Die Investitionen in den Ausbau der touristischen Infrastruktur in Naturschutzgebieten summieren sich im Jahr 2021 auf 29 Millionen US$. Unter den Projekten ragen die Errichtung eines Besucher- und Informationszentrums, eines Hotels, Restaurants und Open-Air-Cafés sowie neue Sportobjekte an der Schlucht Zalka (Daschbaschi) hervor. Hinter dem Vorhaben steht die private Investitionsgesellschaft Kass Group.

Andere aktuelle Vorhaben sind der Bau eines modernen Besucherzentrums im Nationalpark Pschawi-Chewsuretien und die touristische Erschließung der Höhle Okrojanaschwili nahe des Dorfes Pirveli Baldi. Alle diese Investitionen werden von der Agentur für Naturschutzgebiete Georgiens (APA) koordiniert.

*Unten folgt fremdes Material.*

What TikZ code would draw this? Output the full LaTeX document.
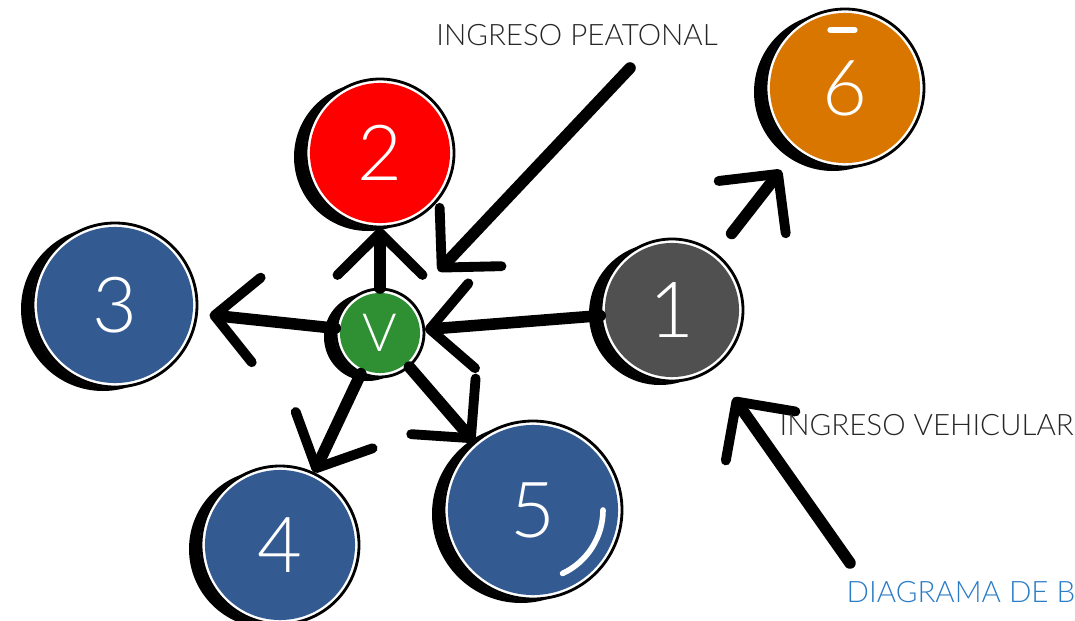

Ökotourismus soll vielfältiger werden

Die Palette an Ökotourismusprodukten und -dienstleistungen ist gegenwärtig noch überschaubar. Sie soll aber schon im Jahr 2025 etwa 250 Produkte und Dienste umfassen und 2030 auf rund 400 Angebote ausgeweitet werden. Auch für maßgeschneiderte touristische Dienstleistungspakete im sanften Fremdenverkehr gibt es eine Zielmarke. Letztere sollen von heute weniger als zehn bis 2025 auf mindestens 50 und bis 2030 auf 75 Angebote steigen.

Neue Konzepte in Ökotourismussparten wie Wander- und Skitouren, Schluchtenwanderungen, Gipfelexpeditionen, Natur- und Abenteuersport (Klettertouren, Mountainbiking, Ziplining, Paragliding und Rafting), Tierbeobachtung und Naturfotografie sollen mehr in- und ausländische Natur- und Outdoorurlauber anlocken. Geschäftschancen für ausländische Unternehmen bieten auch die Aus- und Weiterbildung von Fachkräften für die Tourismuswirtschaft einschließlich von Betreuern und Fremdenführern in National- und Naturparks.

Kolchische Regenwälder und Feuchtgebiete Georgiens sind jetzt Weltnaturerbe

Seit Mitte 2021 stehen die Kolchischen Regenwälder und Feuchtgebiete auf der UNESCO-Weltnaturerbeliste. Sie sind Überbleibsel arkto-tertiärer Reliktwälder an der Ostküste des Schwarzen Meeres. Der georgische Biodiversitätshotspot ist Lebensraum für eine vielfältige Flora und Fauna endemischer Arten, darunter verschiedene weltweit gefährdete Tierarten.


Das Weltnaturerbe besteht aus sieben Flächen eines etwa 80 km langen Küstenkorridors. Die uralten Regenwälder, Feuchtgebiete, Sickermore und andere Moorarten weisen eine  große Artenvielfalt auf. Sie sind die Highlights in den Nationalparks Kolcheti und Mtirala sowie in den Schutzgebieten Kobuleti und Kintrischi.